There were four main variations of the GTV, based on the displacement of the 4-cylinder twin cam aluminum engine. The 1300, the 1600, the 1750, and the 2000. Now, while each has their own followers, most Alfa fans, including Richard, will tell you the 1750 is the sweet spot. It gives you the best balance of power and finesse.
Delivering 130 horsepower and 125 pounds of torque, the 1750 redlines at 7000 RPM. And when you get there, the little 1.8 liter starts to sing. Downshifting and throttling into a corner, it sounds and feels like you must be going 80, though you’re barely doing 30. In fact, it takes almost 10 seconds to reach 60. But trust me, when everything feels and sounds this good, you don’t care.
The five-speed doesn’t like to be rushed, but it’s velvety smooth. The feather-light steering provides intuitive feedback and the cornering grip and stability encourage you to go harder and faster.
The GTV is so much fun to drive, you almost forget just how great it looks- even 45 years later. It was the first model designed by the legendary Giorgetto Giugiaro, created when he was just 22 years old. Known for such icons as the Lotus Esprit and BMW M1, he never liked the GTV. Though it’s hard to understand why. Simultaneously masculine and elegant, one look and there is no mistake what the GTV was designed for: driving fast and having fun, but still being refined and exotic.

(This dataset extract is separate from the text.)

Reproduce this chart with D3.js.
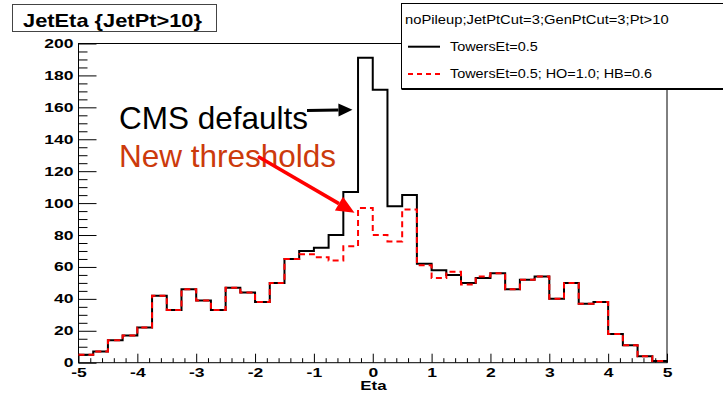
<!DOCTYPE html>
<html>
<head>
<meta charset="utf-8">
<script src="https://cdn.jsdelivr.net/npm/d3@7"></script>
<style>
  body { margin: 0; background: #fff; }
  svg { display: block; font-family: "Liberation Sans", Arial, sans-serif; }
</style>
</head>
<body>
<svg id="chart" width="723" height="393"></svg>
<script>
// bin width 0.25 from -5 to 5 (40 bins)
const binStart = -5, binWidth = 0.25;
const defaults = [5, 7, 14, 17, 22, 42, 33, 46, 39, 33, 47, 44, 38, 50, 65, 70, 72, 80, 107, 191,
                  171, 98, 105, 62, 58, 55, 50, 53, 56, 46, 52, 54, 40, 50, 37, 38, 18, 11, 4, 1];
const newThresholds = [5, 7, 14, 17, 22, 42, 33, 46, 39, 33, 47, 44, 38, 50, 65, 68, 66, 64, 73, 97,
                  80, 76, 96, 61, 53, 57, 49, 54, 56, 46, 52, 54, 40, 50, 37, 38, 18, 11, 4, 1];
const xTicks = [-5, -4, -3, -2, -1, 0, 1, 2, 3, 4, 5];
const yTicks = [0, 20, 40, 60, 80, 100, 120, 140, 160, 180, 200];
const legendHeader = "noPileup;JetPtCut=3;GenPtCut=3;Pt>10";
const legendLabels = ["TowersEt=0.5", "TowersEt=0.5; HO=1.0; HB=0.6"];

const svg = d3.select("#chart");
const frame = {left: 78.5, right: 667, top: 43.5, bottom: 362.7};

const x = d3.scaleLinear().domain([-5, 5]).range([frame.left, frame.right]);
const y = d3.scaleLinear().domain([0, 200]).range([frame.bottom, frame.top]);

// ROOT pictures come out stretched sideways, squeeze text the same way
const stretch = function(sel, sx) {
  sel.each(function() {
    const w = this.getComputedTextLength();
    d3.select(this).attr("textLength", w * sx).attr("lengthAdjust", "spacingAndGlyphs");
  });
};

// title box
svg.append("rect")
  .attr("x", 12.5).attr("y", 4.5).attr("width", 204).attr("height", 27)
  .attr("fill", "#fff").attr("stroke", "#444");
svg.append("text")
  .attr("x", 23).attr("y", 26.5)
  .attr("font-size", 18.5).attr("font-weight", "bold")
  .text("JetEta {JetPt>10}")
  .call(stretch, 1.18);

// frame
svg.append("rect")
  .attr("x", frame.left).attr("y", frame.top)
  .attr("width", frame.right - frame.left).attr("height", frame.bottom - frame.top)
  .attr("fill", "none").attr("stroke", "#000");

// y axis
const yMinor = d3.range(0, 201, 5).filter(d => d % 20 !== 0);
svg.append("g")
  .attr("transform", `translate(${frame.left},0)`)
  .call(d3.axisLeft(y).tickValues(yMinor).tickSize(-9).tickFormat(""))
  .call(g => g.select(".domain").remove());
const yAxis = svg.append("g")
  .attr("transform", `translate(${frame.left},0)`)
  .call(d3.axisLeft(y).tickValues(yTicks).tickSize(-18).tickPadding(5).tickFormat(d => String(d)))
  .call(g => g.select(".domain").remove());
yAxis.selectAll("text")
  .attr("font-family", null).attr("font-size", 12.5).attr("font-weight", "bold")
  .call(stretch, 1.4);

// x axis
const xMinor = d3.range(0, 51).map(i => -5 + i * 0.2).filter(d => Math.abs(d - Math.round(d)) > 1e-6);
svg.append("g")
  .attr("transform", `translate(0,${frame.bottom})`)
  .call(d3.axisBottom(x).tickValues(xMinor).tickSize(-4.5).tickFormat(""))
  .call(g => g.select(".domain").remove());
const xAxis = svg.append("g")
  .attr("transform", `translate(0,${frame.bottom})`)
  .call(d3.axisBottom(x).tickValues(xTicks).tickSize(-9).tickPadding(5).tickFormat(d => String(d)))
  .call(g => g.select(".domain").remove());
xAxis.selectAll("text")
  .attr("font-family", null).attr("font-size", 12.5).attr("font-weight", "bold")
  .call(stretch, 1.4);

svg.append("text")
  .attr("x", 373.5).attr("y", 390)
  .attr("text-anchor", "middle")
  .attr("font-size", 12.5).attr("font-weight", "bold")
  .text("Eta")
  .call(stretch, 1.35);

// histograms as step outlines
const stepLine = d3.line()
  .x(d => x(d[0]))
  .y(d => y(d[1]))
  .curve(d3.curveStepAfter);
const toSteps = vals => {
  const pts = vals.map((v, i) => [binStart + i * binWidth, v]);
  pts.push([binStart + vals.length * binWidth, vals[vals.length - 1]]);
  return pts;
};

svg.append("path")
  .attr("d", stepLine(toSteps(defaults)))
  .attr("fill", "none").attr("stroke", "#000").attr("stroke-width", 2);
svg.append("path")
  .attr("d", stepLine(toSteps(newThresholds)))
  .attr("fill", "none").attr("stroke", "#ff0000").attr("stroke-width", 2)
  .attr("stroke-dasharray", "6,4");

// legend
const legend = svg.append("g");
legend.append("rect")
  .attr("x", 401.5).attr("y", 3.5).attr("width", 340).attr("height", 85)
  .attr("fill", "#fff").attr("stroke", "#000");
legend.append("line")
  .attr("x1", 401.5).attr("x2", 723).attr("y1", 89).attr("y2", 89)
  .attr("stroke", "#000").attr("stroke-width", 2);
legend.append("text")
  .attr("x", 405).attr("y", 24)
  .attr("font-size", 12.5)
  .text(legendHeader)
  .call(stretch, 1.18);
legend.append("line")
  .attr("x1", 408).attr("x2", 440).attr("y1", 46.7).attr("y2", 46.7)
  .attr("stroke", "#000").attr("stroke-width", 2);
legend.append("line")
  .attr("x1", 408).attr("x2", 442).attr("y1", 74).attr("y2", 74)
  .attr("stroke", "#ff0000").attr("stroke-width", 2).attr("stroke-dasharray", "5,4");
legend.selectAll("text.entry")
  .data(legendLabels)
  .join("text")
  .attr("class", "entry")
  .attr("x", 450).attr("y", (d, i) => 50.5 + i * 27.5)
  .attr("font-size", 12)
  .text(d => d)
  .call(stretch, 1.2);

// annotations
const drawArrow = function(g, x1, y1, x2, y2, color, width, headLen, headWidth) {
  const a = Math.atan2(y2 - y1, x2 - x1),
        bx = x2 - headLen * Math.cos(a),
        by = y2 - headLen * Math.sin(a),
        px = Math.sin(a) * headWidth / 2,
        py = -Math.cos(a) * headWidth / 2;
  g.append("line")
    .attr("x1", x1).attr("y1", y1).attr("x2", bx).attr("y2", by)
    .attr("stroke", color).attr("stroke-width", width);
  g.append("path")
    .attr("d", `M${x2},${y2}L${bx + px},${by + py}L${bx - px},${by - py}Z`)
    .attr("fill", color);
};

const notes = svg.append("g");
notes.append("text")
  .attr("x", 119).attr("y", 129)
  .attr("font-size", 31.5).attr("fill", "#000")
  .text("CMS defaults");
notes.append("text")
  .attr("x", 119).attr("y", 167.3)
  .attr("font-size", 31.5).attr("fill", "#cc3a0c")
  .text("New thresholds");

drawArrow(notes, 307, 110.5, x(-0.345), y(158.5), "#000", 3, 14, 13);
drawArrow(notes, 258, 156.5, x(-0.31), y(94), "#ff0000", 3.5, 18, 16);
</script>
</body>
</html>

Now, if you’d like to own a GTV, you are in luck because they made more than 40,000 of these over the years. The challenge, however, is finding one that’s in really good shape.
These were notorious rust buckets, and a lot of people didn’t treat them very well, so finding one that’s in excellent condition- that can be a hassle. Finding one that’s in perfect condition? That can cost you $100,000.
But if you do find one to make your own, please do yourself and every GTV lover like Richard a favor: don’t keep it safely tucked away like a museum showpiece. Drive it as often as you can, just like Alfa Romeo intended. But I have a feeling that once you get behind the wheel, that won’t be a problem.